New predator from the prehistoric seas



Artist’s rendering of Pentecopterus. Credit: Patrick Lynch/Yale University

You don’t name a sea creature after an ancient Greek warship unless it’s built like a predator. 

That’s certainly true of the recently discovered Pentecopterus, a giant sea scorpion with the sleek features of a penteconter, one of the first Greek galley ships. A Yale University research team says Pentecopterus lived 467 million years ago and could grow to nearly six feet, with a long head shield, a narrow body, and large, grasping limbs for trapping prey. It is the oldest described eurypterid—a group of aquatic arthropods that are ancestors of modern spiders, lobsters, and ticks.
A detailed description of the animal appears in the Sept. 1 online edition of the journal BMC Evolutionary Biology.

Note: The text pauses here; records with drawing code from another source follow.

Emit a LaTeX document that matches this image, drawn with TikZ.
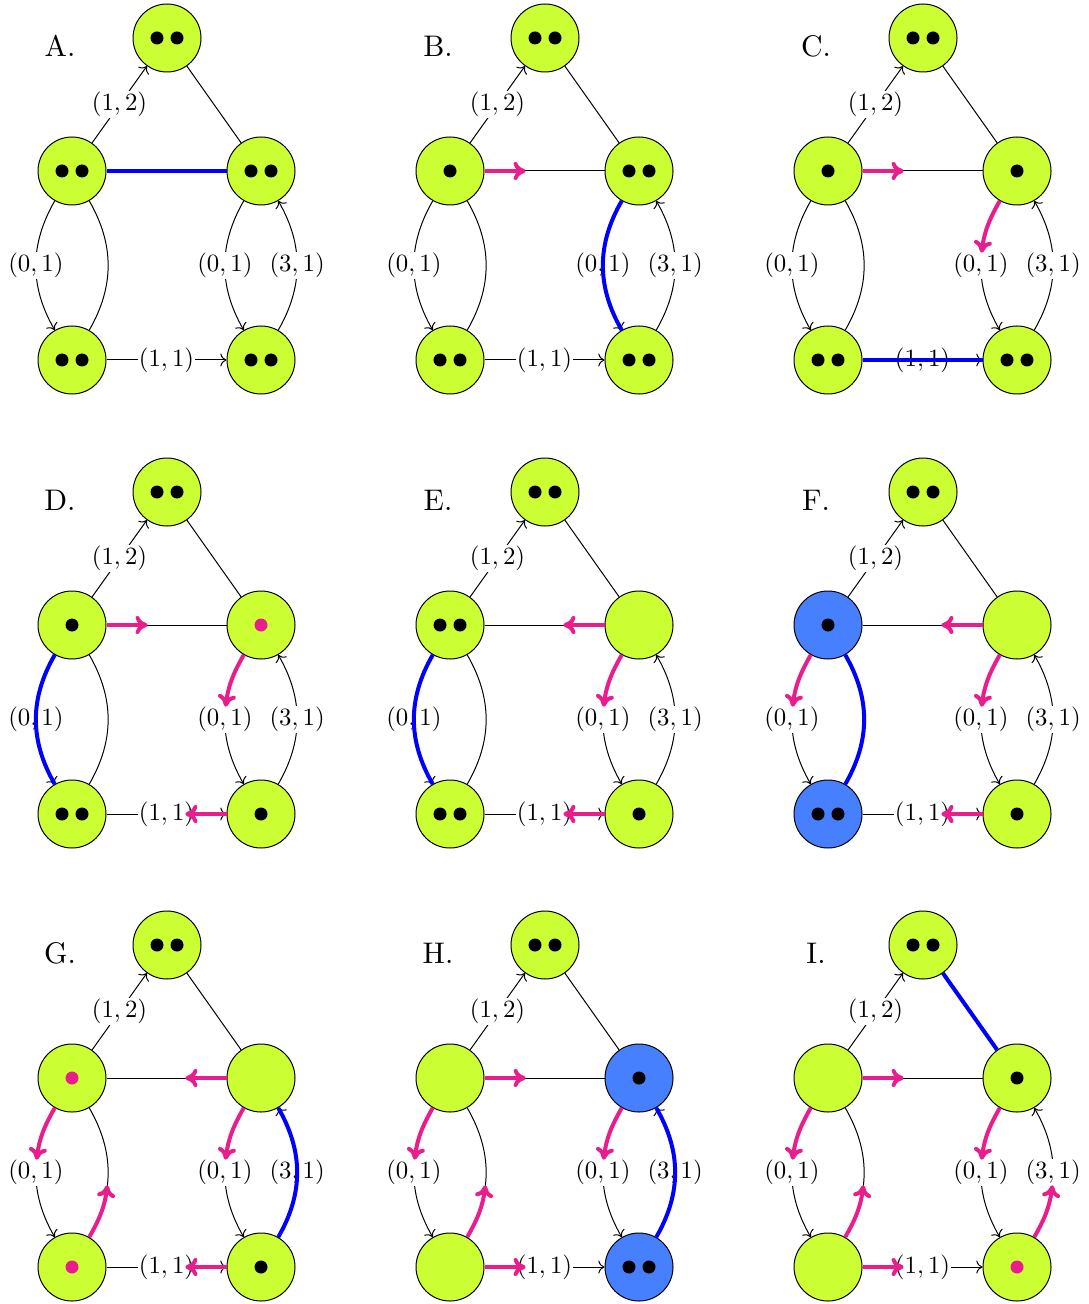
\documentclass[tikz,border=0pt]{standalone}
\usetikzlibrary{arrows.meta,calc}
\definecolor{limec}{RGB}{204,255,51}
\definecolor{hlblue}{RGB}{70,128,255}
\definecolor{pinkc}{RGB}{233,30,140}
\tikzset{
  st/.style={circle, draw=black, line width=0.5pt, fill=limec, minimum size=34pt, inner sep=0pt},
  fT/.style={}, fL/.style={}, fR/.style={}, fBL/.style={}, fBR/.style={},
  ed/.style={line width=0.5pt, black, >={To[scale=1.15]}},
  elab/.style={fill=white, inner sep=0.5pt, scale=1.24},
  lab/.style={inner sep=0pt, scale=1.49},
  bl/.style={blue, line width=2pt},
  pk/.style={pinkc, line width=2pt, -{To[length=6pt,width=9pt]}},
}
\newcommand\base[4]{%
  \begin{scope}[shift={(#2,#3)}]
    \node[lab] (#1-lab) at (60,46) {#4.};
    \node[st,fT] (#1-T) at (167,38) {};
    \node[st,fL] (#1-L) at (72,171) {};
    \node[st,fR] (#1-R) at (261,171) {};
    \node[st,fBL] (#1-BL) at (72,360) {};
    \node[st,fBR] (#1-BR) at (261,360) {};
  \end{scope}
  \draw[ed,->] (#1-L) -- node[elab]{$(1,2)$} (#1-T);
  \draw[ed] (#1-T) -- (#1-R);
  \draw[ed] (#1-L) -- (#1-R);
  \draw[ed,->] (#1-L) to[bend right] node[elab]{$(0,1)$} (#1-BL);
  \draw[ed] (#1-BL) to[bend right] (#1-L);
  \draw[ed,->] (#1-BL) -- node[elab]{$(1,1)$} (#1-BR);
  \draw[ed,->] (#1-R) to[bend right] node[elab]{$(0,1)$} (#1-BR);
  \draw[ed,->] (#1-BR) to[bend right] node[elab]{$(3,1)$} (#1-R);
}
\newcommand\dd[1]{\fill[black] ($(#1)+(-10,0)$) circle[radius=6.5] ($(#1)+(10,0)$) circle[radius=6.5];}
\newcommand\od[2][black]{\fill[#1] (#2) circle[radius=6.5];}
\newcommand\pinks[2]{\draw[pk] (#1) -- ($(#1.center)!0.4!(#2.center)$);}
\newcommand\pinkc[2]{\path (#1) to[bend right] coordinate[pos=0] (pa) coordinate[pos=0.02] (pb)
    coordinate[pos=0.38] (mb) coordinate[pos=0.4] (m) (#2);
  \draw[pk] let \p1=($(pb)-(pa)$), \p2=($(mb)-(m)$), \n1={atan2(\y1,\x1)}, \n2={atan2(\y2,\x2)}
    in (pa) to[out=\n1, in=\n2] (m);}
\begin{document}
\begin{tikzpicture}[x=0.5pt,y=-0.5pt]
\useasboundingbox (0,0) rectangle (1088,1304);
% A
\base{A}{0}{0}{A}
\draw[bl] (A-L) -- (A-R);
\dd{A-T}\dd{A-L}\dd{A-R}\dd{A-BL}\dd{A-BR}
% B
\base{B}{378}{0}{B}
\draw[bl] (B-R) to[bend right] (B-BR);
\pinks{B-L}{B-R}
\dd{B-T}\od{B-L}\dd{B-R}\dd{B-BL}\dd{B-BR}
% C
\base{C}{756}{0}{C}
\draw[bl] (C-BL) -- (C-BR);
\pinks{C-L}{C-R}
\pinkc{C-R}{C-BR}
\dd{C-T}\od{C-L}\od{C-R}\dd{C-BL}\dd{C-BR}
% D
\base{D}{0}{454}{D}
\draw[bl] (D-L) to[bend right] (D-BL);
\pinks{D-L}{D-R}
\pinkc{D-R}{D-BR}
\pinks{D-BR}{D-BL}
\dd{D-T}\od{D-L}\od[pinkc]{D-R}\dd{D-BL}\od{D-BR}
% E
\base{E}{378}{454}{E}
\draw[bl] (E-L) to[bend right] (E-BL);
\pinks{E-R}{E-L}
\pinkc{E-R}{E-BR}
\pinks{E-BR}{E-BL}
\dd{E-T}\dd{E-L}\dd{E-BL}\od{E-BR}
% F
\begin{scope}[fL/.style={fill=hlblue}, fBL/.style={fill=hlblue}]
\base{F}{756}{454}{F}
\end{scope}
\draw[bl] (F-BL) to[bend right] (F-L);
\pinks{F-R}{F-L}
\pinkc{F-L}{F-BL}
\pinkc{F-R}{F-BR}
\pinks{F-BR}{F-BL}
\dd{F-T}\od{F-L}\dd{F-BL}\od{F-BR}
% G
\base{G}{0}{907}{G}
\draw[bl] (G-BR) to[bend right] (G-R);
\pinks{G-R}{G-L}
\pinkc{G-L}{G-BL}
\pinkc{G-BL}{G-L}
\pinkc{G-R}{G-BR}
\pinks{G-BR}{G-BL}
\dd{G-T}\od[pinkc]{G-L}\od[pinkc]{G-BL}\od{G-BR}
% H
\begin{scope}[fR/.style={fill=hlblue}, fBR/.style={fill=hlblue}]
\base{H}{378}{907}{H}
\end{scope}
\draw[bl] (H-BR) to[bend right] (H-R);
\pinks{H-L}{H-R}
\pinkc{H-L}{H-BL}
\pinkc{H-BL}{H-L}
\pinkc{H-R}{H-BR}
\pinks{H-BL}{H-BR}
\dd{H-T}\od{H-R}\dd{H-BR}
% I
\base{I}{756}{907}{I}
\draw[bl] (I-T) -- (I-R);
\pinks{I-L}{I-R}
\pinkc{I-L}{I-BL}
\pinkc{I-BL}{I-L}
\pinkc{I-R}{I-BR}
\pinks{I-BL}{I-BR}
\pinkc{I-BR}{I-R}
\dd{I-T}\od{I-R}\od[pinkc]{I-BR}
\end{tikzpicture}
\end{document}
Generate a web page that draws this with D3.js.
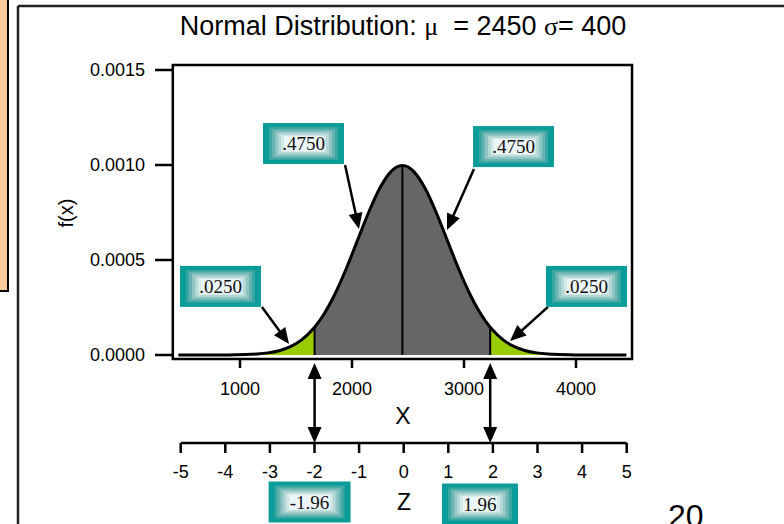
<!DOCTYPE html>
<html><head><meta charset="utf-8">
<script src="https://cdn.jsdelivr.net/npm/d3@7"></script>
<style>html,body{margin:0;padding:0;background:#fff;}svg{display:block;}</style>
</head><body>
<script>
// ---- data ----
const mu = 2450, sigma = 400;
const xValues = [450,550,650,750,850,950,1050,1150,1250,1350,1450,1550,1650,1666,1750,1850,1950,2050,2150,2250,2350,2450,
  2550,2650,2750,2850,2950,3050,3150,3234,3250,3350,3450,3550,3650,3750,3850,3950,4050,4150,4250,4350,4450];
const fValues = [0,0,0,0,0.0000003,0.0000009,0.0000022,0.0000051,0.0000111,0.0000227,0.0000438,0.0000794,0.0001350,0.0001461,0.0002157,0.0003238,0.0004566,0.0006049,0.0007528,0.0008802,0.0009667,0.0009974,
  0.0009667,0.0008802,0.0007528,0.0006049,0.0004566,0.0003238,0.0002157,0.0001461,0.0001350,0.0000794,0.0000438,0.0000227,0.0000111,0.0000051,0.0000022,0.0000009,0.0000003,0,0,0,0];
const xLower = 1666, xUpper = 3234;
const xTicks = [1000,2000,3000,4000];
const yTicks = [0,0.0005,0.0010,0.0015];
const yTickLabels = ["0.0000","0.0005","0.0010","0.0015"];
const zTicks = [-5,-4,-3,-2,-1,0,1,2,3,4,5];
const zCritical = [-1.96, 1.96];
const areaLabels = [".0250",".4750",".4750",".0250"];
const zLabels = ["-1.96","1.96"];

// ---- layout ----
const W = 784, H = 524;
const svg = d3.select("body").append("svg").attr("width",W).attr("height",H);
const x = d3.scaleLinear().domain([400,4500]).range([172.8,632]);
const y = d3.scaleLinear().domain([0,0.0015]).range([355,70]);
const z = d3.scaleLinear().domain([-5,5]).range([180.7,626.7]);
const frameTop = 65, frameBottom = 359;
const fontSans = "Liberation Sans, Arial, sans-serif";
const fontSerif = "Liberation Serif, Times New Roman, serif";

// slide decorations
svg.append("rect").attr("x",-2).attr("y",-2).attr("width",10).attr("height",293)
  .attr("fill","#FFCC99").attr("stroke","#000").attr("stroke-width",2);
svg.append("line").attr("x1",18).attr("x2",18).attr("y1",6).attr("y2",H).attr("stroke","#222").attr("stroke-width",2.5);
svg.append("line").attr("x1",18).attr("x2",W).attr("y1",6).attr("y2",6).attr("stroke","#222").attr("stroke-width",2.5);

// title
const title = svg.append("text").attr("x",403).attr("y",35).attr("text-anchor","middle")
  .attr("font-family",fontSans).attr("font-size",27).attr("fill","#000");
title.append("tspan").text("Normal Distribution: ");
title.append("tspan").attr("font-family",fontSerif).attr("font-size",26).text("\u03BC");
title.append("tspan").text("\u00A0 = 2450 ");
title.append("tspan").attr("font-family",fontSerif).attr("font-size",26).text("\u03C3");
title.append("tspan").text("= 400");

const pts = xValues.map((v,i)=>({x:v,f:fValues[i]}));
const area = d3.area().x(d=>x(d.x)).y0(y(0)).y1(d=>y(d.f)).curve(d3.curveMonotoneX);
const line = d3.line().x(d=>x(d.x)).y(d=>y(d.f)).curve(d3.curveMonotoneX);

svg.append("path").datum(pts.filter(d=>d.x<=xLower)).attr("d",area).attr("fill","#99CC00");
svg.append("path").datum(pts.filter(d=>d.x>=xUpper)).attr("d",area).attr("fill","#99CC00");
svg.append("path").datum(pts.filter(d=>d.x>=xLower && d.x<=xUpper)).attr("d",area).attr("fill","#666666");

// vertical lines at bounds and mean
[xLower, mu, xUpper].forEach(v=>{
  const p = pts.find(d=>d.x===v);
  svg.append("line").attr("x1",x(v)).attr("x2",x(v)).attr("y1",y(0)).attr("y2",y(p.f))
    .attr("stroke","#000").attr("stroke-width",2);
});
svg.append("path").datum(pts).attr("d",line).attr("fill","none").attr("stroke","#000").attr("stroke-width",3);

// frame
svg.append("rect").attr("x",x(400)).attr("y",frameTop).attr("width",x(4500)-x(400)).attr("height",frameBottom-frameTop)
  .attr("fill","none").attr("stroke","#000").attr("stroke-width",2.5);

// y axis
yTicks.forEach((t,i)=>{
  svg.append("line").attr("x1",155).attr("x2",x(400)).attr("y1",y(t)).attr("y2",y(t)).attr("stroke","#000").attr("stroke-width",2.5);
  svg.append("text").attr("x",145).attr("y",y(t)).attr("dy","0.36em").attr("text-anchor","end")
    .attr("font-family",fontSans).attr("font-size",18).text(yTickLabels[i]);
});
svg.append("text").attr("transform","translate(73,213) rotate(-90)").attr("text-anchor","middle")
  .attr("font-family",fontSans).attr("font-size",20).text("f(x)");

// x axis ticks
xTicks.forEach(t=>{
  svg.append("line").attr("x1",x(t)).attr("x2",x(t)).attr("y1",frameBottom).attr("y2",368).attr("stroke","#000").attr("stroke-width",2.5);
  svg.append("text").attr("x",x(t)).attr("y",395).attr("text-anchor","middle")
    .attr("font-family",fontSans).attr("font-size",18).text(d3.format("d")(t));
});
svg.append("text").attr("x",403).attr("y",424).attr("text-anchor","middle")
  .attr("font-family",fontSans).attr("font-size",23).text("X");

// z axis
const zy = 443;
svg.append("line").attr("x1",z(-5)).attr("x2",z(5)).attr("y1",zy).attr("y2",zy).attr("stroke","#000").attr("stroke-width",2.5);
zTicks.forEach(t=>{
  svg.append("line").attr("x1",z(t)).attr("x2",z(t)).attr("y1",zy).attr("y2",zy+10).attr("stroke","#000").attr("stroke-width",2.5);
  svg.append("text").attr("x",z(t)).attr("y",478).attr("text-anchor","middle")
    .attr("font-family",fontSans).attr("font-size",18).text(t);
});
svg.append("text").attr("x",404).attr("y",510).attr("text-anchor","middle")
  .attr("font-family",fontSans).attr("font-size",23).text("Z");

// arrows
function arrow(x1,y1,x2,y2){
  const dx=x2-x1, dy=y2-y1, L=Math.hypot(dx,dy), ux=dx/L, uy=dy/L;
  const hl=16, hw=7;
  svg.append("line").attr("x1",x1).attr("y1",y1).attr("x2",x2-ux*hl*0.8).attr("y2",y2-uy*hl*0.8)
    .attr("stroke","#000").attr("stroke-width",2.5);
  const bx=x2-ux*hl, by=y2-uy*hl;
  svg.append("path").attr("d",`M${x2},${y2}L${bx-uy*hw},${by+ux*hw}L${bx+uy*hw},${by-ux*hw}Z`).attr("fill","#000");
}
// double arrows linking X to Z
zCritical.forEach((zc,i)=>{
  const xv = i===0 ? xLower : xUpper;
  const xa = x(xv);
  const mid = (363+zy)/2;
  arrow(xa,mid,xa,363);
  arrow(xa,mid,xa,zy);
});

// label boxes (teal frame fading to white)
const bandColors = ["#0a9c98","#3aa6a2","#66b4b1","#90c5c3","#b5d8d6","#d4e8e7","#edf6f6"];
const bandInsetX = [0,6,9,12,15,18,21];
const bandInsetY = [0,4,6,8,10,12,13];
function labelBox(cx,cy,w,h,txt){
  bandColors.forEach((c,i)=>{
    const ix = bandInsetX[i], iy = bandInsetY[i];
    svg.append("rect").attr("x",cx-w/2+ix).attr("y",cy-h/2+iy).attr("width",w-2*ix).attr("height",h-2*iy).attr("fill",c);
  });
  svg.append("text").attr("x",cx).attr("y",cy).attr("dy","0.35em").attr("text-anchor","middle")
    .attr("font-family",fontSerif).attr("font-size",19).attr("fill","#111").text(txt);
}
// annotations in data coordinates: box centre, arrow start, arrow tip
const ann = [
  {box:[826,0.000361], from:[1196,0.000253], to:[1438,0.000058]},
  {box:[1567,0.001113], from:[1938,0.001000], to:[2062,0.000663]},
  {box:[3442,0.001097], from:[3089,0.000979], to:[2848,0.000658]},
  {box:[4094,0.000361], from:[3750,0.000253], to:[3411,0.0000737]}
];
ann.forEach((a,i)=>{
  arrow(x(a.from[0]),y(a.from[1]),x(a.to[0]),y(a.to[1]));
  labelBox(x(a.box[0]),y(a.box[1]),81,41,areaLabels[i]);
});
labelBox(z(-2.11),502,82,41,zLabels[0]);
labelBox(z(1.71),504,76,41,zLabels[1]);

// slide number
svg.append("text").attr("x",668).attr("y",527).attr("font-family",fontSans).attr("font-size",32).text("20");
</script>
</body></html>
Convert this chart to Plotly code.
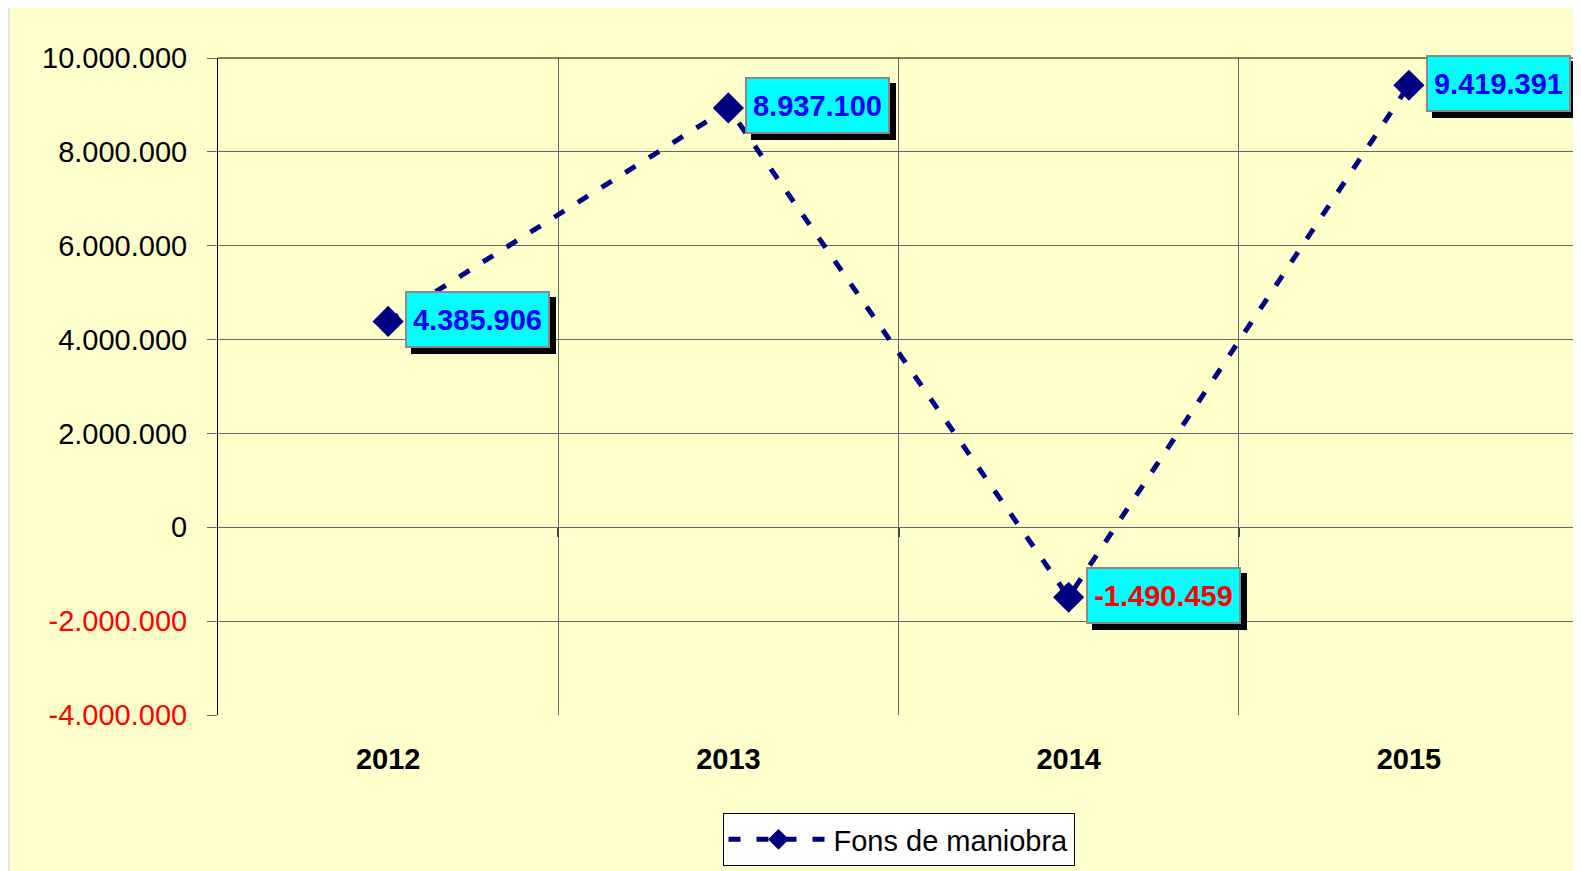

“This shows that eurypterids evolved some 10 million years earlier than we thought, and the relationship of the new animal to other eurypterids shows that they must have been very diverse during this early time of their evolution, even though they are very rare in the fossil record,” said James Lamsdell, a postdoctoral associate at Yale University and lead author of the study.

“Pentecopterus is large and predatory, and eurypterids must have been important predators in these early Palaeozoic ecosystems,” Lamsdell said.